On RPGmall, you have dozens of previously PDF-only products that shops can obtain at wholesale rates there. And don't forget that quite a few PDF publishers also write material destined for paper publication by the big publishers as well. People like Monte Cook and Stan! can't possibly hope WOTC can afford to buy and publish all their bright ideas, after all.

As long as there is focus on material that isn't exclusively PDF-related consuming about half the paper, then I suspect retailers would be interested, as long as it also provided significant coverage of material that they can put on their shelves.

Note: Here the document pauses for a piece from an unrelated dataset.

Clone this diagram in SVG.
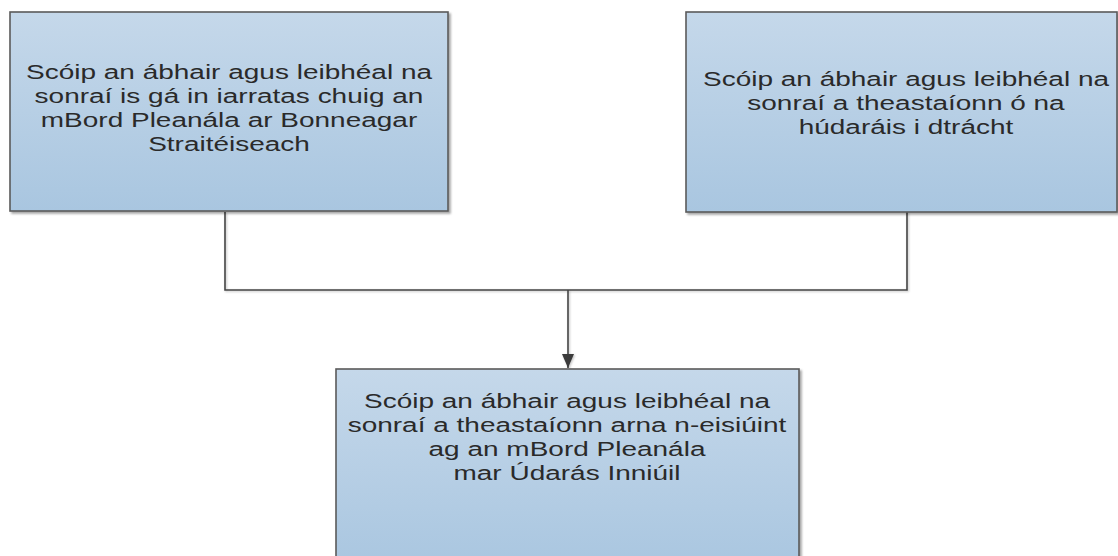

And if the idea seems like too much to bite off and chew, then try partnering with some distributors and fulfillment agencies, allowing them to absorb some of the workload or expense in producing such a thing. If you do partnering, make sure that you do include a general distributor like Alliance in the mix as well as a fulfillment agency like Tundra or Wizards' Attic; fulfillment agencies tend to have a number of product lines from lesser publishers that the big distributors don't carry.

It could even lead to some larger successful FLGS eventually having some interest in establishing some sort of kiosks to sell PDFs or PODs as well. While this may seem unlikely ATM, there will come a time when sacrificing a 2 ft x 4 ft x 3 ft cube of floor/shelf space will become worthwhile when it means the shop owner can keep hundreds of titles in stock constantly and available at the drop of the hat. Even if it is kept in a back room, a POD kiosk means the shop owner can keep physical merchandise on the shelves within minutes of a sellout, and the special order turn around time on some books can become astonishingly short. I can imagine retailers telling customers that if they want to pay an extra 20%, they can have the book in the store in under an hour, knowing full well that accomplishing this is as easy as walking into the back room and printing the book out on a POD Kiosk. Kiosk sales are even more likely in the future, thanks to the explosive growth of LAN gaming in FLGSs here on the east coast, where the computers on the LAN can be used to facilitate browsing by more than one individual. With a bit of ingenuity and reliance on older but reliable technology that can be obtained cheaply, even smaller stores can get into kiosk sales, since a DIY CD-burning Kiosk with LAN interfacing could be built for under $200 per unit and some hefty programming work(old 486 or pentium, 14 inch surplus monitors, 2x or 4x non-rw burners, surplus copies of NT 4 ypdated with the SP6 free download, cheap ethernet card, and an HTML-based intranet storefront with COM objects to control file access combined with database blobs). Heck, with this, it could even be possible for someone to order online, and burn the CD at their FLGS themselves in some instances, leaving the $6.95 "burn my order to CD" fee to be paid to the shop owner.
 

On a side note, the timeout duration for these forums needs to be lengthened. I almost lost my last post due to a login timeout, had it not been for forms recovery plugin I use.